Collaboration is central to most of what we do, or at least, what we try to do, whether this is in academia, the creative industries, or other organisational settings. In this third Digital Salon, Dundee, 10 September 2014, we began to unpick some of the lessons learned uncovering best practice in how to collaborate.
We had two excellent provocateurs to set the scene, Bryan Beattie from Creative Services Scotland and Dr Niall MacKenzie, Strathclyde Business School, University of Strathclyde.
Bryan Beattie, Creative Services Scotland
Bryan Beattie is the Director of Creative Services Scotland, one of the country’s leading and longest established cultural consultancies, and its production and publishing subsidiary company, Big Sky, whose recent work includes a 26 part radio series on BBC Scotland, the environment-cultural ‘live documentary’ Infinite Scotland, and the traditional music-Scots language primer The Boy and the Bunnet. He was Expert Adviser to two Ministers of Culture and Strategic Adviser to the Royal Conservatoire of Scotland.

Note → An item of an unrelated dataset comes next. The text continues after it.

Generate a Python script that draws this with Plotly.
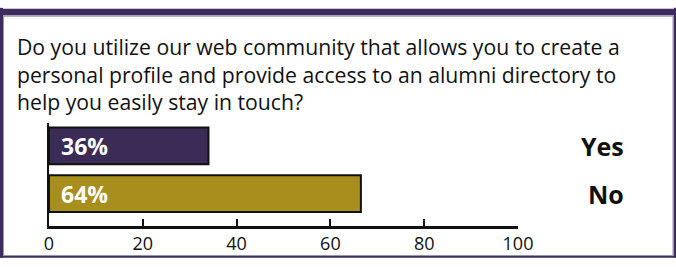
import plotly.graph_objects as go

categories = ["Yes", "No"]
bar_values = [34, 66.5]
bar_labels = ["36%", "64%"]
bar_colors = ["#3b2b57", "#a88e1c"]
tick_vals = [0, 20, 40, 60, 80, 100]
question = ("Do you utilize our web community that allows you to create a<br>"
            "personal profile and provide access to an alumni directory to<br>"
            "help you easily stay in touch?")

W, H = 676, 267
L, R, T, B = 49, 158, 123, 34
PW, PH = W - L - R, H - T - B
FONT = "Open Sans"

def px(x):
    return (x - L) / PW

def py(y):
    return (H - B - y) / PH

fig = go.Figure()
fig.add_trace(go.Bar(
    y=categories, x=bar_values, orientation="h",
    marker=dict(color=bar_colors, line=dict(color="#111111", width=2)),
    width=0.77, hoverinfo="skip",
))

frame = "#3d2d5e"
light = "#9a93b4"

def rect(x0, x1, y0, y1, color):
    return dict(type="rect", xref="paper", yref="paper", x0=px(x0), x1=px(x1),
                y0=py(y0), y1=py(y1), fillcolor=color, line=dict(width=0), layer="above")

shapes = [
    rect(0, 676, 1, 8, frame),
    rect(3, 673, 8, 9.5, light),
    rect(3, 4, 8, 265, light),
    rect(672.5, 674, 8, 265, light),
    rect(3, 674, 264, 265, light),
    rect(0, 3, 0, 267, frame),
    rect(674, 676, 0, 267, frame),
    rect(0, 676, 265, 267, frame),
]

annotations = [
    dict(text=question, xref="paper", yref="paper", x=px(15), y=py(71),
         xanchor="left", yanchor="middle", align="left", showarrow=False,
         font=dict(family=FONT, size=21.2, color="#111111")),
]
for c, lab in zip(categories, bar_labels):
    annotations.append(dict(text="<b>%s</b>" % lab, xref="x", yref="y", x=0, y=c, xshift=10,
                            xanchor="left", yanchor="middle", showarrow=False,
                            font=dict(family=FONT, size=23, color="white")))
    annotations.append(dict(text="<b>%s</b>" % c, xref="paper", yref="y", x=px(626), y=c,
                            xanchor="right", yanchor="middle", showarrow=False,
                            font=dict(family=FONT, size=25, color="#111111")))

fig.update_layout(
    width=W, height=H, autosize=False, margin=dict(l=L, r=R, t=T, b=B),
    paper_bgcolor="white", plot_bgcolor="white",
    showlegend=False, shapes=shapes, annotations=annotations,
    xaxis=dict(range=[0, 100], tickvals=tick_vals, ticks="inside", ticklen=7, tickwidth=2,
               tickcolor="#111111", showline=True, linecolor="#111111", linewidth=2.5,
               showgrid=False, zeroline=False,
               tickfont=dict(family=FONT, size=18, color="#111111")),
    yaxis=dict(categoryorder="array", categoryarray=categories, range=[1.676, -0.48],
               showticklabels=False, ticks="", showline=True, linecolor="#111111",
               linewidth=1.5, showgrid=False, zeroline=False),
)

fig.write_html("out.html",
               config={"displayModeBar": False, "responsive": False},
               post_script="document.body.style.margin='0';document.body.style.overflow='hidden';")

Originally from Dundee he is now based in the Highlands.
Dr Niall MacKenzie, Strathclyde Business School
Niall joined the Hunter Centre for Entrepreneurship, University of Strathclyde, as Lecturer in Entrepreneurship and Family Business in July 2012. Since joining the Hunter Centre, Niall has worked on two creative industries projects – the Scottish Universities Insights Institute funded ‘New Horizons for the Cultural Industries’ and the NESTA/AHRC/Creative Scotland funded Digital R&D for the Arts in Scotland. He is currently a Research Associate of the Centre for Business Research at the University of Cambridge and the Centre for Business History in Scotland at the University of Glasgow and Treasurer of the Association of Business Historians.
The Digital Salons examined contemporary understandings of knowledge exchange. By critically reflecting on the boundaries, language and values of approaches to collaborations between academia, industry, and third sectors, the salons explored the skills required for successful collaborations.